I was to my Patron of Reading School, ninety miles away, in Ballymun, North Dublin. I’d left in plenty of time, and looked forward to stopping for a cup of tea soon. The motorway was long and dull, but fast and straight. I was thinking about all the STUFF I had to do before heading off to Arvon to teach on Monday. ABBA post (about what? I was singularly devoid of inspiration), packing, emails – and of course, The Story.
Two posts ago, I told you my plan – six short stories in six months. It had all been going so well. Four stories written, sent off to their fate in four competitions. Fifth story ready to be edited, post-Arvon. All I needed was to bash out some sort of first draft of story 6.
Story 6 should have been easy. I’d had the idea for ages. I’d written lots of notes about the characters and plot in an exceptionally pleasing notebook. It involved several of my favourite things – 1920s boarding schools and war poets. It should have been racing along without a bother on it.

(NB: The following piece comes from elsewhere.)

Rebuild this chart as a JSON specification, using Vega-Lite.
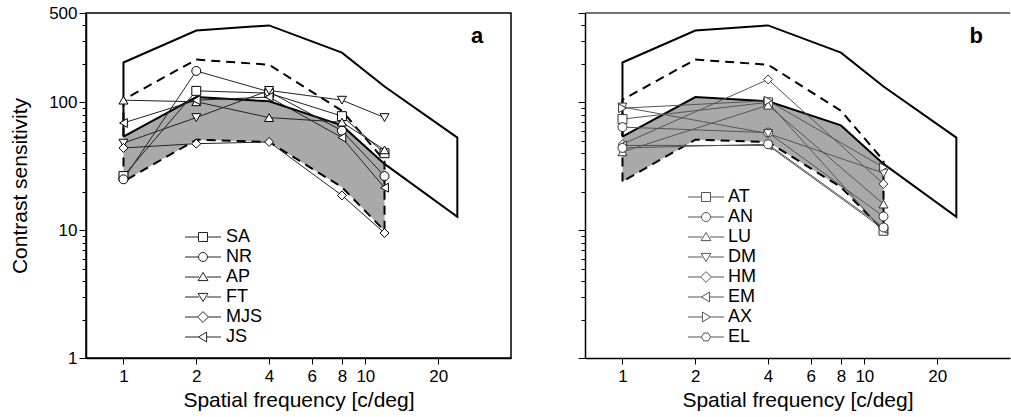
{
  "$schema": "https://vega.github.io/schema/vega-lite/v6.json",
  "background": "white",
  "padding": {"left": 8, "top": 3, "right": 0, "bottom": 0},
  "config": {
    "font": "Liberation Sans",
    "view": {"stroke": "black", "strokeWidth": 1.5},
    "axis": {
      "domainColor": "black", "domainWidth": 1.5, "tickColor": "black", "tickWidth": 1,
      "labelColor": "black", "titleColor": "black", "grid": false,
      "labelFont": "Liberation Sans", "titleFont": "Liberation Sans", "titleFontWeight": "normal",
      "labelFontSize": 17, "titleFontSize": 21, "labelOverlap": false, "labelFlush": false
    }
  },
  "datasets": {
    "outer": [
      {"sf": 1, "cs": 54, "o": 0}, {"sf": 1, "cs": 205, "o": 1}, {"sf": 2, "cs": 365, "o": 2},
      {"sf": 4, "cs": 400, "o": 3}, {"sf": 8, "cs": 245, "o": 4}, {"sf": 12, "cs": 133, "o": 5},
      {"sf": 24, "cs": 53, "o": 6}, {"sf": 24, "cs": 12.7, "o": 7}, {"sf": 12, "cs": 33, "o": 8},
      {"sf": 8, "cs": 66, "o": 9}, {"sf": 4, "cs": 102, "o": 10}, {"sf": 2, "cs": 110, "o": 11},
      {"sf": 1, "cs": 54, "o": 12}
    ],
    "inner": [
      {"sf": 1, "cs": 24, "o": 0}, {"sf": 1, "cs": 105, "o": 1}, {"sf": 2, "cs": 216, "o": 2},
      {"sf": 4, "cs": 197, "o": 3}, {"sf": 8, "cs": 86, "o": 4}, {"sf": 12, "cs": 35, "o": 5},
      {"sf": 12, "cs": 9.9, "o": 6}, {"sf": 8, "cs": 21.7, "o": 7}, {"sf": 4, "cs": 49, "o": 8},
      {"sf": 2, "cs": 51, "o": 9}, {"sf": 1, "cs": 24, "o": 10}
    ],
    "gray": [
      {"sf": 1, "cs": 24, "cs2": 54}, {"sf": 2, "cs": 51, "cs2": 110}, {"sf": 4, "cs": 49, "cs2": 102},
      {"sf": 8, "cs": 21.7, "cs2": 66}, {"sf": 12, "cs": 9.9, "cs2": 33}
    ],
    "subjA": [
      {"subject": "SA", "sf": 1, "cs": 26.5}, {"subject": "SA", "sf": 2, "cs": 123}, {"subject": "SA", "sf": 4, "cs": 118}, {"subject": "SA", "sf": 8, "cs": 78}, {"subject": "SA", "sf": 12, "cs": 40},
      {"subject": "NR", "sf": 1, "cs": 25}, {"subject": "NR", "sf": 2, "cs": 176}, {"subject": "NR", "sf": 4, "cs": 121}, {"subject": "NR", "sf": 8, "cs": 60}, {"subject": "NR", "sf": 12, "cs": 26.5},
      {"subject": "AP", "sf": 1, "cs": 104}, {"subject": "AP", "sf": 2, "cs": 101}, {"subject": "AP", "sf": 4, "cs": 76}, {"subject": "AP", "sf": 8, "cs": 70}, {"subject": "AP", "sf": 12, "cs": 42.5},
      {"subject": "FT", "sf": 1, "cs": 48}, {"subject": "FT", "sf": 2, "cs": 76}, {"subject": "FT", "sf": 4, "cs": 124}, {"subject": "FT", "sf": 8, "cs": 104}, {"subject": "FT", "sf": 12, "cs": 76},
      {"subject": "MJS", "sf": 1, "cs": 44}, {"subject": "MJS", "sf": 2, "cs": 47.5}, {"subject": "MJS", "sf": 4, "cs": 49}, {"subject": "MJS", "sf": 8, "cs": 18.7}, {"subject": "MJS", "sf": 12, "cs": 9.5},
      {"subject": "JS", "sf": 1, "cs": 69}, {"subject": "JS", "sf": 2, "cs": 104}, {"subject": "JS", "sf": 4, "cs": 110}, {"subject": "JS", "sf": 8, "cs": 53}, {"subject": "JS", "sf": 12, "cs": 21.5}
    ],
    "subjB": [
      {"subject": "AT", "sf": 1, "cs": 74}, {"subject": "AT", "sf": 4, "cs": 100}, {"subject": "AT", "sf": 12, "cs": 9.9},
      {"subject": "AN", "sf": 1, "cs": 64}, {"subject": "AN", "sf": 4, "cs": 58}, {"subject": "AN", "sf": 12, "cs": 12.8},
      {"subject": "LU", "sf": 1, "cs": 41}, {"subject": "LU", "sf": 4, "cs": 95}, {"subject": "LU", "sf": 12, "cs": 16},
      {"subject": "DM", "sf": 1, "cs": 92}, {"subject": "DM", "sf": 4, "cs": 57}, {"subject": "DM", "sf": 12, "cs": 28},
      {"subject": "HM", "sf": 1, "cs": 47}, {"subject": "HM", "sf": 4, "cs": 151}, {"subject": "HM", "sf": 12, "cs": 23},
      {"subject": "EM", "sf": 1, "cs": 46}, {"subject": "EM", "sf": 4, "cs": 46}, {"subject": "EM", "sf": 12, "cs": 10.2},
      {"subject": "AX", "sf": 1, "cs": 90}, {"subject": "AX", "sf": 4, "cs": 103}, {"subject": "AX", "sf": 12, "cs": 31},
      {"subject": "EL", "sf": 1, "cs": 44}, {"subject": "EL", "sf": 4, "cs": 47}, {"subject": "EL", "sf": 12, "cs": 10.5}
    ]
  },
  "spacing": 65,
  "resolve": {"scale": {"shape": "independent"}, "legend": {"shape": "independent"}},
  "hconcat": [
    {
      "width": 425, "height": 345,
      "encoding": {
        "x": {"field": "sf", "type": "quantitative",
          "scale": {"type": "log", "domain": [0.7, 40], "nice": false, "zero": false},
          "axis": {"values": [1, 2, 4, 6, 8, 10, 20], "format": "d", "title": "Spatial frequency [c/deg]", "tickSize": 6, "labelPadding": 4, "titlePadding": 5}},
        "y": {"field": "cs", "type": "quantitative",
          "scale": {"type": "log", "domain": [1, 500], "nice": false, "zero": false},
          "axis": {"values": [1, 2, 3, 4, 5, 6, 7, 8, 9, 10, 20, 30, 40, 50, 60, 70, 80, 90, 100, 200, 300, 400, 500],
            "labelExpr": "indexof([1,10,100,500], datum.value) >= 0 ? format(datum.value, 'd') : ''",
            "tickSize": {"condition": {"test": "indexof([1,10,100,500], datum.value) >= 0", "value": 7}, "value": 4},
            "labelPadding": 2, "title": "Contrast sensitivity", "titlePadding": 18}}
      },
      "layer": [
        {"data": {"name": "gray"}, "mark": {"type": "area", "color": "#a9a9a9"}, "encoding": {"y2": {"field": "cs2"}}},
        {"data": {"name": "outer"}, "mark": {"type": "line", "color": "black", "strokeWidth": 2}, "encoding": {"order": {"field": "o"}}},
        {"data": {"name": "inner"}, "mark": {"type": "line", "color": "black", "strokeWidth": 2, "strokeDash": [9, 6]}, "encoding": {"order": {"field": "o"}}},
        {"data": {"name": "subjA"}, "mark": {"type": "line", "color": "#222", "strokeWidth": 1}, "encoding": {"detail": {"field": "subject"}}},
        {"data": {"name": "subjA"}, "mark": {"type": "point", "filled": true, "fill": "white", "stroke": "black", "strokeWidth": 1, "size": 80, "opacity": 1},
          "encoding": {"shape": {"field": "subject", "scale": {"domain": ["SA", "NR", "AP", "FT", "MJS", "JS"], "range": ["square", "circle", "triangle-up", "triangle-down", "diamond", "triangle-left"]}, "legend": null}}},
        {"data": {"name": "subjA"}, "transform": [{"filter": "false"}],
          "mark": {"type": "point", "filled": true, "fill": "white", "stroke": "#222", "strokeWidth": 1, "opacity": 1},
          "encoding": {"shape": {"field": "subject",
            "scale": {"domain": ["SA", "NR", "AP", "FT", "MJS", "JS"],
              "range": [
                "M-4,0H-1M1,0H4M-1,-1H1V1H-1Z",
                "M-4,0H-1M1,0H4M1,0A1,1,0,1,1,-1,0A1,1,0,1,1,1,0Z",
                "M-4,0H-0.9M0.9,0H4M0,-1L1.1,0.8L-1.1,0.8Z",
                "M-4,0H-0.9M0.9,0H4M0,1L1.1,-0.8L-1.1,-0.8Z",
                "M-4,0H-1.2M1.2,0H4M0,-1.2L1.2,0L0,1.2L-1.2,0Z",
                "M-4,0H-1M0.8,0H4M-1,0L0.8,-1.1L0.8,1.1Z"
              ]},
            "legend": {"orient": "none", "legendX": 108, "legendY": 215, "title": null, "padding": 0,
              "symbolSize": 81, "symbolStrokeWidth": 1, "labelFontSize": 18, "labelFont": "Liberation Sans", "labelColor": "black",
              "labelOffset": 14, "rowPadding": 2, "symbolOpacity": 1}}}},
        {"data": {"values": [{"sf": 29, "cs": 330, "t": "a"}]}, "mark": {"type": "text", "fontSize": 22, "fontWeight": "bold", "color": "black", "baseline": "middle"}, "encoding": {"text": {"field": "t"}}}
      ],
      "resolve": {"scale": {"shape": "independent"}}
    },
    {
      "width": 425, "height": 345,
      "view": {"stroke": null},
      "encoding": {
        "x": {"field": "sf", "type": "quantitative",
          "scale": {"type": "log", "domain": [0.7, 40], "nice": false, "zero": false},
          "axis": {"values": [1, 2, 4, 6, 8, 10, 20], "format": "d", "title": "Spatial frequency [c/deg]", "tickSize": 6, "labelPadding": 4, "titlePadding": 5}},
        "y": {"field": "cs", "type": "quantitative",
          "scale": {"type": "log", "domain": [1, 500], "nice": false, "zero": false},
          "axis": {"values": [1, 2, 3, 4, 5, 6, 7, 8, 9, 10, 20, 30, 40, 50, 60, 70, 80, 90, 100, 200, 300, 400, 500],
            "labels": false,
            "tickSize": {"condition": {"test": "indexof([1,10,100,500], datum.value) >= 0", "value": 7}, "value": 4},
            "title": null}}
      },
      "layer": [
        {"data": {"name": "gray"}, "mark": {"type": "area", "color": "#a9a9a9"}, "encoding": {"y2": {"field": "cs2"}}},
        {"data": {"values": [{"sf": 0.7, "sf2": 40, "cs": 500}]}, "mark": {"type": "rule", "color": "#444", "strokeWidth": 1.5}, "encoding": {"x2": {"field": "sf2"}}},
        {"data": {"name": "outer"}, "mark": {"type": "line", "color": "black", "strokeWidth": 2}, "encoding": {"order": {"field": "o"}}},
        {"data": {"name": "inner"}, "mark": {"type": "line", "color": "black", "strokeWidth": 2, "strokeDash": [9, 6]}, "encoding": {"order": {"field": "o"}}},
        {"data": {"name": "subjB"}, "mark": {"type": "line", "color": "#555", "strokeWidth": 1}, "encoding": {"detail": {"field": "subject"}}},
        {"data": {"name": "subjB"}, "mark": {"type": "point", "filled": true, "fill": "white", "stroke": "#333", "strokeWidth": 1, "size": 80, "opacity": 1},
          "encoding": {"shape": {"field": "subject", "scale": {"domain": ["AT", "AN", "LU", "DM", "HM", "EM", "AX", "EL"], "range": ["square", "circle", "triangle-up", "triangle-down", "diamond", "triangle-left", "triangle-right", "circle"]}, "legend": null}}},
        {"data": {"name": "subjB"}, "transform": [{"filter": "false"}],
          "mark": {"type": "point", "filled": true, "fill": "white", "stroke": "#555", "strokeWidth": 1, "opacity": 1},
          "encoding": {"shape": {"field": "subject",
            "scale": {"domain": ["AT", "AN", "LU", "DM", "HM", "EM", "AX", "EL"],
              "range": [
                "M-4,0H-1M1,0H4M-1,-1H1V1H-1Z",
                "M-4,0H-1M1,0H4M1,0A1,1,0,1,1,-1,0A1,1,0,1,1,1,0Z",
                "M-4,0H-0.9M0.9,0H4M0,-1L1.1,0.8L-1.1,0.8Z",
                "M-4,0H-0.9M0.9,0H4M0,1L1.1,-0.8L-1.1,-0.8Z",
                "M-4,0H-1.2M1.2,0H4M0,-1.2L1.2,0L0,1.2L-1.2,0Z",
                "M-4,0H-1M0.8,0H4M-1,0L0.8,-1.1L0.8,1.1Z",
                "M-4,0H-0.8M1,0H4M1,0L-0.8,-1.1L-0.8,1.1Z",
                "M-4,0H-1M1,0H4M1,0L0.5,0.87L-0.5,0.87L-1,0L-0.5,-0.87L0.5,-0.87Z"
              ]},
            "legend": {"orient": "none", "legendX": 112, "legendY": 175, "title": null, "padding": 0,
              "symbolSize": 81, "symbolStrokeWidth": 1, "labelFontSize": 18, "labelFont": "Liberation Sans", "labelColor": "black",
              "labelOffset": 13, "rowPadding": 2, "symbolOpacity": 1}}}},
        {"data": {"values": [{"sf": 29, "cs": 330, "t": "b"}]}, "mark": {"type": "text", "fontSize": 22, "fontWeight": "bold", "color": "black", "baseline": "middle"}, "encoding": {"text": {"field": "t"}}}
      ],
      "resolve": {"scale": {"shape": "independent"}}
    }
  ]
}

But it wasn’t. Doing the research was fine – for this story, I’m using an actual historical person, the Irish WW1 poet Francis Ledwige. (He doesn’t appear in the story – I don’t think I could write about a real person like that – but the story revolves round a photo of him.) But when I sat down to actually write, I just wasn’t feeling it. And it worried me.
I’d run out of steam. I wasn’t capable of writing six stories in a row. Probably all these stories would just sink without trace anyway. What was the actual point?

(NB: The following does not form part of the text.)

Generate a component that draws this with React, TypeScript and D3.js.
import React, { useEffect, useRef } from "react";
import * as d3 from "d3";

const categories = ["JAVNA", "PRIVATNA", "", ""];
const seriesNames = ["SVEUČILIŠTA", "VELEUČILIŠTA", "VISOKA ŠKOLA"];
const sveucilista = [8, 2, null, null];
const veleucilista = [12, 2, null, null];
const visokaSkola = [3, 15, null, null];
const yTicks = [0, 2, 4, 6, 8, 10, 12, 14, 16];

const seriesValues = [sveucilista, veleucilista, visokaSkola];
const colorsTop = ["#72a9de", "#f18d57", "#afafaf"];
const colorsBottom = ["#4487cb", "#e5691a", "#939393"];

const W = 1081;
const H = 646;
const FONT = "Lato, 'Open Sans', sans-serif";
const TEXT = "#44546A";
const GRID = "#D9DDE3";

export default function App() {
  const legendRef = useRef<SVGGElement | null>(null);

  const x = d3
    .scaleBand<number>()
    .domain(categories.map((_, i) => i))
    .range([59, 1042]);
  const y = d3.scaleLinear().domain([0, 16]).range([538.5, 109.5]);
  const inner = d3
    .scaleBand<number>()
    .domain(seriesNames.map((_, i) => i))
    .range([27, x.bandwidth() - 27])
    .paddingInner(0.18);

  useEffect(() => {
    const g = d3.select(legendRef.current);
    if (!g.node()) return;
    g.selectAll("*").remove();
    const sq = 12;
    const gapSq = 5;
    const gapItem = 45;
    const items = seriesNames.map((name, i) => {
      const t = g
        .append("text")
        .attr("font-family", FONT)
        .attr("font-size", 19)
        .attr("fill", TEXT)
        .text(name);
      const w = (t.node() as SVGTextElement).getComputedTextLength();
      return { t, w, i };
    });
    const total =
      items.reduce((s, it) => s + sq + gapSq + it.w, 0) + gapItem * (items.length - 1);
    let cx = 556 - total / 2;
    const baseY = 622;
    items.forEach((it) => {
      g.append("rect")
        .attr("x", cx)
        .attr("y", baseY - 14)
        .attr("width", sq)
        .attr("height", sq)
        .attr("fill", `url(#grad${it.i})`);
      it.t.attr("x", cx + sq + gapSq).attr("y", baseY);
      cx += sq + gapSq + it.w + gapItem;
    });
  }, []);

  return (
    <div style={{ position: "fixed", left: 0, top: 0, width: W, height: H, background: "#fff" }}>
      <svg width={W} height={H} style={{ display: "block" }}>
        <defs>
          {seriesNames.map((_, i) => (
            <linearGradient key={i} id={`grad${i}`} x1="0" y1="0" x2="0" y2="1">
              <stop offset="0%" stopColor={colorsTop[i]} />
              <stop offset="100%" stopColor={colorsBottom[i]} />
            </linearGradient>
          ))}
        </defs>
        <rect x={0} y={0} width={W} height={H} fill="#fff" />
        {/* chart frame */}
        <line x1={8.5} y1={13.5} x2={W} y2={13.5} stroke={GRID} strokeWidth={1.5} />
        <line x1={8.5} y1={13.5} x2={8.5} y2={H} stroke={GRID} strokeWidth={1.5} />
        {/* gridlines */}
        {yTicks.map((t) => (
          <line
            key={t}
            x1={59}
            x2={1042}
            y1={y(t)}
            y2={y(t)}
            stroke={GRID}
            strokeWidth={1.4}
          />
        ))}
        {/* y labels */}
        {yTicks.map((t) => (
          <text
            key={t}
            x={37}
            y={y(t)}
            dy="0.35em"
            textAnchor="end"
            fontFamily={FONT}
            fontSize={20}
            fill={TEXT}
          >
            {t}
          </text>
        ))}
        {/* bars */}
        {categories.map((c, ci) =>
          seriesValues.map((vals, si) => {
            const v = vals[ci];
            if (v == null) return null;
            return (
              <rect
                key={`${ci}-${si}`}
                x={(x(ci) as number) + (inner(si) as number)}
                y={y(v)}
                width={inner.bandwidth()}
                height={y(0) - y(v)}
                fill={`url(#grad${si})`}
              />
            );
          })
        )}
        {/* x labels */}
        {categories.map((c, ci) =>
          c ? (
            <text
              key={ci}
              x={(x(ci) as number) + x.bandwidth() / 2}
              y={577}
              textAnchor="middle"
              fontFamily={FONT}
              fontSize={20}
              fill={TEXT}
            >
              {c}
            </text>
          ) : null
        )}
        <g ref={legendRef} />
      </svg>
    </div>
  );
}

I was glooming along like this when I saw the flashing sign: ACCIDENT: MOTORWAY CLOSED. Great. Goodbye straight fast road and restorative cuppa at service station; hello miles-long tailback through narrow villages, surrounded by the equally aggrieved. (And yes, of course I spared a thought for the poor people in the accident: I was frazzled, not heartless.)
There were no diversion signs, and few direction signs. For several miles I simply followed the queue, assuming we were vaguely still heading south. Just before twelve I turned on RTE radio just in case there was some information about the accident. It wouldn’t get me there any faster, but there’s often a comfort in knowing that you’ve been inconvenienced by something newsworthy.
There was nothing about the accident. Instead the presenter said, ‘And let us now pause for the Angelus.’ I’d forgotten they did that on RTE -- a twice-daily tolling of the Angelus bell, a call to prayer and reflection. In certain moods I can be inclined to think it quaint, but today it was just an irritation.
I was about to switch over to something useful when the regular tolling of the bell made me pause. OK, I said to myself. Slow down – well, actually, you’re at a standstill, but slow down mentally. Just listen to the bells – bells are lovely! And I looked ahead at all the traffic: finally we had arrived at a signpost directing us back to the motorway. And everyone was queued up to turn right, hundreds of cars, going through the lights maybe ten at a time. If I hadn’t been summoned by those bells, I mightn’t have noticed, might have just gone with the – it would be wrong to call it a flow. Bad-tempered trickle.
I didn’t join that queue. The motorway could wait. On I went through undisturbed villages and along quiet roads past rivers and hills. I was still going vaguely in the right direction, but I had struck out alone. The motorway could wait. There would be another junction further on. There always is.
And this was Francis Ledwige country. These were the Meath valleys and rivers and fields which inspired his work before he joined the army and fought and died. I’d been here before, but never while Ledwige himself had been so much in my mind.
I’d love to say I stopped along the wayside and wrote the end of the story. I didn’t. I still had to get to the school in time for the second session. But when I did go back to the manuscript, I felt readier for it. It’s not finished yet, and I suspect it won’t go quite as planned. But that’s OK.